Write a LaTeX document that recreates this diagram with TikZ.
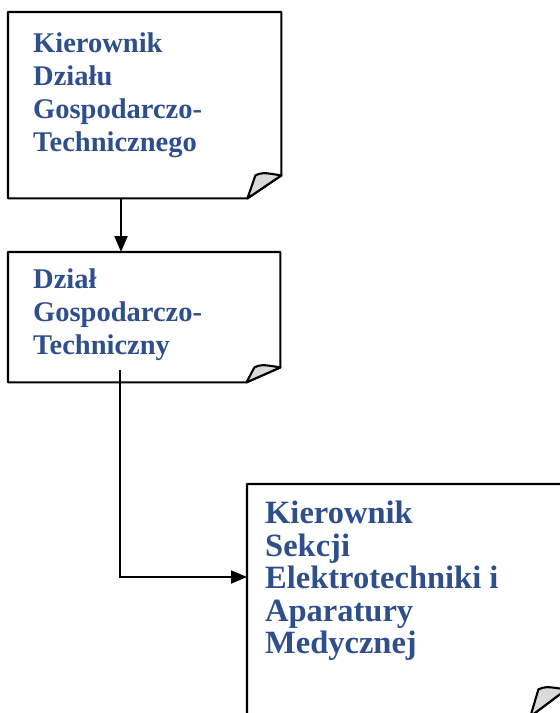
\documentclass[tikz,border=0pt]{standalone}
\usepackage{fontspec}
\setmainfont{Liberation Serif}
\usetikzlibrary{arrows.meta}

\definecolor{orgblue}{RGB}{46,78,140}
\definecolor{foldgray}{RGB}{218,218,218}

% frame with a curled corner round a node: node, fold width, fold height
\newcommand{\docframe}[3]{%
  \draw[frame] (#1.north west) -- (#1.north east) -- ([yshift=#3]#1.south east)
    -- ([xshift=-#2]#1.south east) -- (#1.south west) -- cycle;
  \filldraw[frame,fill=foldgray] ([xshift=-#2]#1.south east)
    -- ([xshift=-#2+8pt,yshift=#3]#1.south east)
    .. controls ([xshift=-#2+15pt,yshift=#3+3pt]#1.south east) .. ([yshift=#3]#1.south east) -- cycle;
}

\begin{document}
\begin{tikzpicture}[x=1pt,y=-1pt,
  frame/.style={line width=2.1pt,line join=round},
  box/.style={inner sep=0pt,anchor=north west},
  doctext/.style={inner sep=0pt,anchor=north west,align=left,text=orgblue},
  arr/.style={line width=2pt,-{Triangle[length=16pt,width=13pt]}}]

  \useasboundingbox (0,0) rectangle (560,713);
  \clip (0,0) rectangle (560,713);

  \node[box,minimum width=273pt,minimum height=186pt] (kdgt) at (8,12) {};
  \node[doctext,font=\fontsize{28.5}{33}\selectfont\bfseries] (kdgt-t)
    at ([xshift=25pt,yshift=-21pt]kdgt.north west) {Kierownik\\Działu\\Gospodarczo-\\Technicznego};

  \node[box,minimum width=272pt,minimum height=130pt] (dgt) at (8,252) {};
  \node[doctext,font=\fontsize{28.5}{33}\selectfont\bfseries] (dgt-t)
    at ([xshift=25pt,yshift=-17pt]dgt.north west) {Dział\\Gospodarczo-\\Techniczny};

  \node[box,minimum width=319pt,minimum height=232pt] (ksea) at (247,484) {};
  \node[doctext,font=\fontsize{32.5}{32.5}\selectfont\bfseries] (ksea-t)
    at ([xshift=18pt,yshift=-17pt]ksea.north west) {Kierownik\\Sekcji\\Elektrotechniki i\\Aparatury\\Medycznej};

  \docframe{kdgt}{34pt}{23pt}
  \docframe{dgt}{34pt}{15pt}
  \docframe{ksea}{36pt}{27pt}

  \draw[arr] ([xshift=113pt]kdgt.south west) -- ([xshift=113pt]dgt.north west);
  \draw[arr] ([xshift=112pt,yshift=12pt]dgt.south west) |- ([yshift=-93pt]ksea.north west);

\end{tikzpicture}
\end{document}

#### GIVEN TASK
Leave out the pictures and retype every line above exactly.

#### RESPONSE TO THIS TASK
Write a LaTeX document that recreates this diagram with TikZ.
\documentclass[tikz,border=0pt]{standalone}
\usepackage{fontspec}
\setmainfont{Liberation Serif}
\usetikzlibrary{arrows.meta}

\definecolor{orgblue}{RGB}{46,78,140}
\definecolor{foldgray}{RGB}{218,218,218}

% frame with a curled corner round a node: node, fold width, fold height
\newcommand{\docframe}[3]{%
  \draw[frame] (#1.north west) -- (#1.north east) -- ([yshift=#3]#1.south east)
    -- ([xshift=-#2]#1.south east) -- (#1.south west) -- cycle;
  \filldraw[frame,fill=foldgray] ([xshift=-#2]#1.south east)
    -- ([xshift=-#2+8pt,yshift=#3]#1.south east)
    .. controls ([xshift=-#2+15pt,yshift=#3+3pt]#1.south east) .. ([yshift=#3]#1.south east) -- cycle;
}

\begin{document}
\begin{tikzpicture}[x=1pt,y=-1pt,
  frame/.style={line width=2.1pt,line join=round},
  box/.style={inner sep=0pt,anchor=north west},
  doctext/.style={inner sep=0pt,anchor=north west,align=left,text=orgblue},
  arr/.style={line width=2pt,-{Triangle[length=16pt,width=13pt]}}]

  \useasboundingbox (0,0) rectangle (560,713);
  \clip (0,0) rectangle (560,713);

  \node[box,minimum width=273pt,minimum height=186pt] (kdgt) at (8,12) {};
  \node[doctext,font=\fontsize{28.5}{33}\selectfont\bfseries] (kdgt-t)
    at ([xshift=25pt,yshift=-21pt]kdgt.north west) {Kierownik\\Działu\\Gospodarczo-\\Technicznego};

  \node[box,minimum width=272pt,minimum height=130pt] (dgt) at (8,252) {};
  \node[doctext,font=\fontsize{28.5}{33}\selectfont\bfseries] (dgt-t)
    at ([xshift=25pt,yshift=-17pt]dgt.north west) {Dział\\Gospodarczo-\\Techniczny};

  \node[box,minimum width=319pt,minimum height=232pt] (ksea) at (247,484) {};
  \node[doctext,font=\fontsize{32.5}{32.5}\selectfont\bfseries] (ksea-t)
    at ([xshift=18pt,yshift=-17pt]ksea.north west) {Kierownik\\Sekcji\\Elektrotechniki i\\Aparatury\\Medycznej};

  \docframe{kdgt}{34pt}{23pt}
  \docframe{dgt}{34pt}{15pt}
  \docframe{ksea}{36pt}{27pt}

  \draw[arr] ([xshift=113pt]kdgt.south west) -- ([xshift=113pt]dgt.north west);
  \draw[arr] ([xshift=112pt,yshift=12pt]dgt.south west) |- ([yshift=-93pt]ksea.north west);

\end{tikzpicture}
\end{document}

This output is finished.